I’ve adjusted the desk chair a few times searching for ergonomic perfection. I should get myself a glass of water in case I get thirsty, but then I might have to take too many bathroom breaks, and that would certainly be distracting…don’t want to get distracted.
I could use the iPad to type on, if I knew how to do such a thing. I think I recall being told I’d need to buy a word processing app, but the descriptions were a little hazy, so I panicked. Somebody told me that google documents was a cool thing to use. I did a test run with saving a mock document on the google thing, but wondered where those words were going to go when I am sleeping. I don’t need just anybody on the interwebs reading my stories before their time. Other people might not care like you do.

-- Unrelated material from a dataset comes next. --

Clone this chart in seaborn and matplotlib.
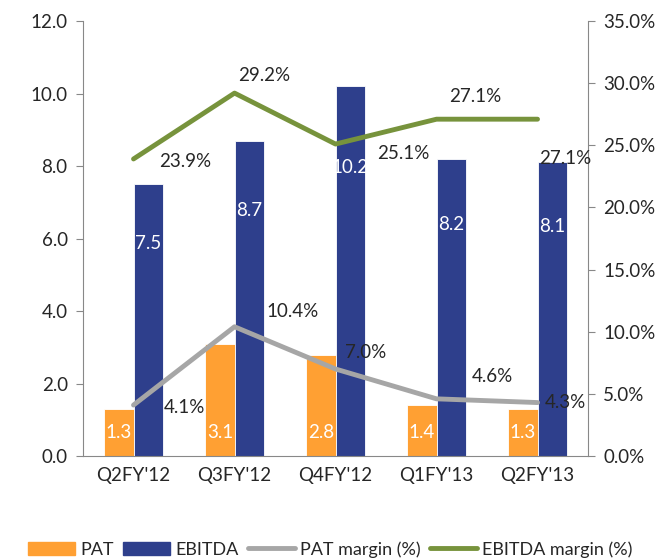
import pandas as pd
import numpy as np
import matplotlib
matplotlib.use('Agg')
import matplotlib.pyplot as plt
import seaborn as sns
from matplotlib.patches import Patch
from matplotlib.lines import Line2D

sns.set_style('white')
plt.rcParams['font.family'] = ['Lato', 'DejaVu Sans']
FS = 13.5

quarters = ["Q2FY'12", "Q3FY'12", "Q4FY'12", "Q1FY'13", "Q2FY'13"]
pat = [1.3, 3.1, 2.8, 1.4, 1.3]
ebitda = [7.5, 8.7, 10.2, 8.2, 8.1]
pat_margin = [4.1, 10.4, 7.0, 4.6, 4.3]
ebitda_margin = [23.9, 29.2, 25.1, 27.1, 27.1]

# label offsets in points (dx, dy), excel put them a bit all over
pat_m_off = [(37, -2), (42, 11), (22, 12), (40, 16), (20, 0)]
ebitda_m_off = [(37, -2), (21, 13), (49, -7), (28, 16), (20, -28)]

C_PAT = '#FFA033'
C_EBITDA = '#2E3F8C'
C_PATM = '#A6A6A6'
C_EBM = '#77933C'

bars = pd.DataFrame({
    'quarter': quarters * 2,
    'value': pat + ebitda,
    'series': ['PAT'] * 5 + ['EBITDA'] * 5,
})

fig = plt.figure(figsize=(6.61, 5.6), dpi=100)
ax = fig.add_axes([0.1256, 0.1857, 0.764, 0.7768])

sns.barplot(data=bars, x='quarter', y='value', hue='series',
            palette=[C_PAT, C_EBITDA], width=0.58, ax=ax, legend=False,
            saturation=1, edgecolor='white', linewidth=0.6)
ax.set_ylim(0, 12)
ax.set_yticks(np.arange(0, 12.1, 2))
ax.set_yticklabels([f'{v:.1f}' for v in np.arange(0, 12.1, 2)])
ax.set_xlabel('')
ax.set_ylabel('')

# white labels inside bars
for i, cont in enumerate(ax.containers):
    vals = pat if i == 0 else ebitda
    for rect, v in zip(cont, vals):
        cx = rect.get_x() + rect.get_width() / 2
        y = 0.65 if i == 0 else v * 0.78
        ax.text(cx, y, f'{v:.1f}', color='white', ha='center', va='center',
                fontsize=FS)

ax2 = ax.twinx()
sns.lineplot(x=quarters, y=pat_margin, color=C_PATM, lw=3.5, ax=ax2, sort=False)
sns.lineplot(x=quarters, y=ebitda_margin, color=C_EBM, lw=3.5, ax=ax2, sort=False)
ax2.set_ylim(0, 35)
ax2.set_yticks(np.arange(0, 35.1, 5))
ax2.set_yticklabels([f'{v:.1f}%' for v in np.arange(0, 35.1, 5)])
ax2.set_xlim(-0.5, 4.5)

for i, (v, off) in enumerate(zip(pat_margin, pat_m_off)):
    ax2.annotate(f'{v:.1f}%', (i, v), xytext=off, textcoords='offset points',
                 ha='center', va='center', fontsize=FS)
for i, (v, off) in enumerate(zip(ebitda_margin, ebitda_m_off)):
    ax2.annotate(f'{v:.1f}%', (i, v), xytext=off, textcoords='offset points',
                 ha='center', va='center', fontsize=FS)

for a in (ax, ax2):
    a.spines['top'].set_visible(False)
    for s in ('left', 'right', 'bottom'):
        a.spines[s].set_color('#888888')
    a.tick_params(axis='y', length=5, color='#888888', labelsize=FS, pad=6)
    a.tick_params(axis='x', length=0, labelsize=FS, pad=8)
ax.spines['right'].set_visible(False)
ax2.spines['left'].set_visible(False)
ax2.spines['bottom'].set_visible(False)

handles = [Patch(color=C_PAT, label='PAT'), Patch(color=C_EBITDA, label='EBITDA'),
           Line2D([], [], color=C_PATM, lw=3.5, label='PAT margin (%)'),
           Line2D([], [], color=C_EBM, lw=3.5, label='EBITDA margin (%)')]
fig.legend(handles=handles, loc='lower center', bbox_to_anchor=(0.5, -0.025),
           ncol=4, frameon=False, fontsize=13, handlelength=2.6,
           columnspacing=0.5, handletextpad=0.3)

fig.savefig('out.png', dpi=100)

In a moment of pure frustration, well not so pure as it was tainted with a dash of panic, I headed for the computer. Since I was there, I figured I should check emails and look for blog updates, even though I had done so two hours ago. Who knows what my friends in the blog world might’ve talked about in my absence. What if they are sitting at their computers doing some procrastinating of their own, just hoping somebody comments on a post they have written? How can I let them down?
It is such a lovely time of day when the sun comes in my windows. Of course it would be even more lovely if there were less streaks clouding my vision. Maybe I should grab some Windex and clean that up. There is probably going to be some glare on the computer screen in a few minutes. Let me just close those drapes and solve both problems.

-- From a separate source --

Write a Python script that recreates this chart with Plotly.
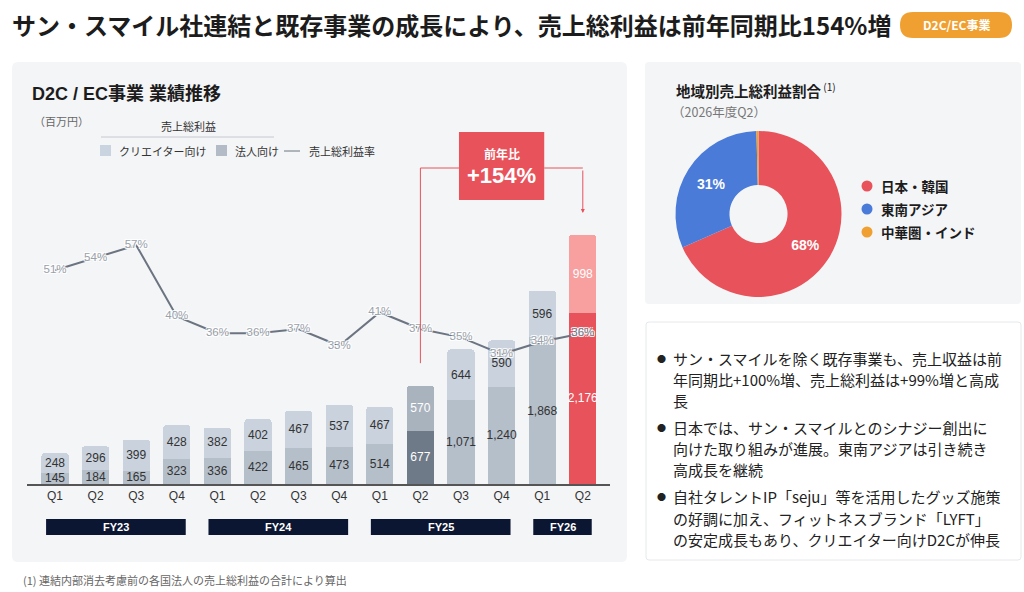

My back really is hurting. I wonder if it’s from all of the slouching. There is a hump forming on my back from all of the years of hunching. Sometimes I think the shock of standing up straight too often makes it protest as well.

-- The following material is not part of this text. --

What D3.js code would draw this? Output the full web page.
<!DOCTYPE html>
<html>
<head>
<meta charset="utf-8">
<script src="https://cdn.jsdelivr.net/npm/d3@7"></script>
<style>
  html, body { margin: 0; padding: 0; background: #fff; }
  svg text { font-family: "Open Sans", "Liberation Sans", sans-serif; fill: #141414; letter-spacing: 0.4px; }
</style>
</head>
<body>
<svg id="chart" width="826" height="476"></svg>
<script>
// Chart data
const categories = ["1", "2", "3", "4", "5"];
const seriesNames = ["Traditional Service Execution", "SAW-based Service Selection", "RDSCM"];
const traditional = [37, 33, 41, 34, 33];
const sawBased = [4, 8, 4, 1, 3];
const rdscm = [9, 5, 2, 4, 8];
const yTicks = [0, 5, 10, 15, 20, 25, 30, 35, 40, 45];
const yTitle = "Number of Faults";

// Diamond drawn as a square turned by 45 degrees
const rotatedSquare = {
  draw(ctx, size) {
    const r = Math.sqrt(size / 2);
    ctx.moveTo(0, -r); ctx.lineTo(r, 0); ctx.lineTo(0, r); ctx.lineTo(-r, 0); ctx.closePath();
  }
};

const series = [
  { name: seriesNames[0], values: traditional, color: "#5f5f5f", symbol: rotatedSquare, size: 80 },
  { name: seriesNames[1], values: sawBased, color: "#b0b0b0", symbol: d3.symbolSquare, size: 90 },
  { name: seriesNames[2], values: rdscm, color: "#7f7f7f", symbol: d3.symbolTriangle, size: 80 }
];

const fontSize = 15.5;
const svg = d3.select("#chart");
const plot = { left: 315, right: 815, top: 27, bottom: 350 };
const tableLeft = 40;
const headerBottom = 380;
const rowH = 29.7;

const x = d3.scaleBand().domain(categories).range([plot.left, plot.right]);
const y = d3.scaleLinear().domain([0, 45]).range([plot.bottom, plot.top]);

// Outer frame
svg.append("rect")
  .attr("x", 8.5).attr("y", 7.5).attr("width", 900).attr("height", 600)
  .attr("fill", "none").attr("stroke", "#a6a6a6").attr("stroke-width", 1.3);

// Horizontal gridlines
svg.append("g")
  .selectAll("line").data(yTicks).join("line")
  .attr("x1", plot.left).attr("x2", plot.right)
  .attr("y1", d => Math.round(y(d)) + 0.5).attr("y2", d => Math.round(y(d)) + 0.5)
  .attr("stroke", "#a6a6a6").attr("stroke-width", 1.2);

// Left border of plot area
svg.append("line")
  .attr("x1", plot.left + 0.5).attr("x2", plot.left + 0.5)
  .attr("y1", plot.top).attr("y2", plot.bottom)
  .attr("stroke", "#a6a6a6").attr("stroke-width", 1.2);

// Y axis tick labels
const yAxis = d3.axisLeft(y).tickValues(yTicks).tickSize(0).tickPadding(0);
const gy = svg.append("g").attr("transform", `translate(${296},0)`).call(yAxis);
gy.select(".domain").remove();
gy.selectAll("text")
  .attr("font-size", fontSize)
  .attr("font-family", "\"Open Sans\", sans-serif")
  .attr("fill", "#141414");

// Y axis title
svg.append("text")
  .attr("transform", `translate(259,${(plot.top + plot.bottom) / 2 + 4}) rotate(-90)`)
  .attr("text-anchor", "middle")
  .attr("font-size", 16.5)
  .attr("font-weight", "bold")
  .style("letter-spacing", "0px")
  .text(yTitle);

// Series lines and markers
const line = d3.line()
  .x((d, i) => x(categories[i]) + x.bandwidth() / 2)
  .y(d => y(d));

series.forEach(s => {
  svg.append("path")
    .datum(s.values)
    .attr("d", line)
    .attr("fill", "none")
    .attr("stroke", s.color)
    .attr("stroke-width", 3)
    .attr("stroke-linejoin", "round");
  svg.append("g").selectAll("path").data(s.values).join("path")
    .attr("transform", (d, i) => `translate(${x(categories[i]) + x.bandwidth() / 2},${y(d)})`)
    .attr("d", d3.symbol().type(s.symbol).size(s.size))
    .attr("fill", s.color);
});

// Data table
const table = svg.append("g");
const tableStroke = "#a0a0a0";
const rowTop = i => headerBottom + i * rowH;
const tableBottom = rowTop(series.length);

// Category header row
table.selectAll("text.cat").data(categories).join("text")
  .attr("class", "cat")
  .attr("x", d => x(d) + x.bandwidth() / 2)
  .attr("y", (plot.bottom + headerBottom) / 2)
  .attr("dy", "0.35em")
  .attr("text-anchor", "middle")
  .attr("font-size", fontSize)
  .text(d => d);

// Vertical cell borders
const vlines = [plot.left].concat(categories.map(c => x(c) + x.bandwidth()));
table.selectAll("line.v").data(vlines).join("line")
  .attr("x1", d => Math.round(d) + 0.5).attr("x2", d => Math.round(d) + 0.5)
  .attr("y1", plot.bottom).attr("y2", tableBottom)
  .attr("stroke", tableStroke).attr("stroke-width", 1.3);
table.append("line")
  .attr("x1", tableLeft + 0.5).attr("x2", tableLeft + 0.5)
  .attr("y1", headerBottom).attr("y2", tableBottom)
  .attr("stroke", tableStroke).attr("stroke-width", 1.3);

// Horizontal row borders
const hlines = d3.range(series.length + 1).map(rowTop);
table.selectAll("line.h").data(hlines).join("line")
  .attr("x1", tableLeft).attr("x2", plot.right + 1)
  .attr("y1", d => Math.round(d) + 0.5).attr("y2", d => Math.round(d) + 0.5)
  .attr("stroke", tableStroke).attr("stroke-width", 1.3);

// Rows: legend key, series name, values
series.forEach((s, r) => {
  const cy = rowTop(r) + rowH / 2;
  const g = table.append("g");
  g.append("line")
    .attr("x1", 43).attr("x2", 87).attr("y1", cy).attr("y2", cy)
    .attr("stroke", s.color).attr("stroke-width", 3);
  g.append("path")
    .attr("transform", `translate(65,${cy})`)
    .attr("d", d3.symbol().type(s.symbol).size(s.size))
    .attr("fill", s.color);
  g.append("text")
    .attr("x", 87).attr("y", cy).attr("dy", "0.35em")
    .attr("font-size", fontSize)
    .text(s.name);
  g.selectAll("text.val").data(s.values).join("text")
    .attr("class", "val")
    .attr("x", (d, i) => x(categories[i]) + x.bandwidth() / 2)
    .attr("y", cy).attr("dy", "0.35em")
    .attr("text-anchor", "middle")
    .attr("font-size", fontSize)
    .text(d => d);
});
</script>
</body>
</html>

There is really something to be said about procrastination. There’s almost an art to it. The whole business of trying to actually look like one is attending to something more pressing can be tricky. For example, I just realized that I have laundry in both machines waiting for the grand rotation. That’s kind of important. Hmmm, I should probably go deal with that, but knowing that I will not be able to convince myself to sit back down again? Too risky.
I guess I have nowhere left to run, but wait, is that the Daily Show I hear in the background? Is my husband watching that without me? I feel like we really connect sometimes when we watch that show together. We manage adult conversations about topics they bring up. It also serves as pretty much my only news source. Now if I miss this quality time for us, I will feel guilty if I pass out watching some other random show later.
“Are you watching the Daily Show in there?”
I guess it’s the getting started that’s tricky. Sure there’s always a beginning, but when you really sit back and think of where that is, it isn’t so easy to find. I can always fix it later. I should really just start, shouldn’t I? It’s not really the business of starting that makes me anxious, but rather knowing that once I start, I will not find peace until I finish.
I truly enjoyed Yeah Write last week, so I am joining in again.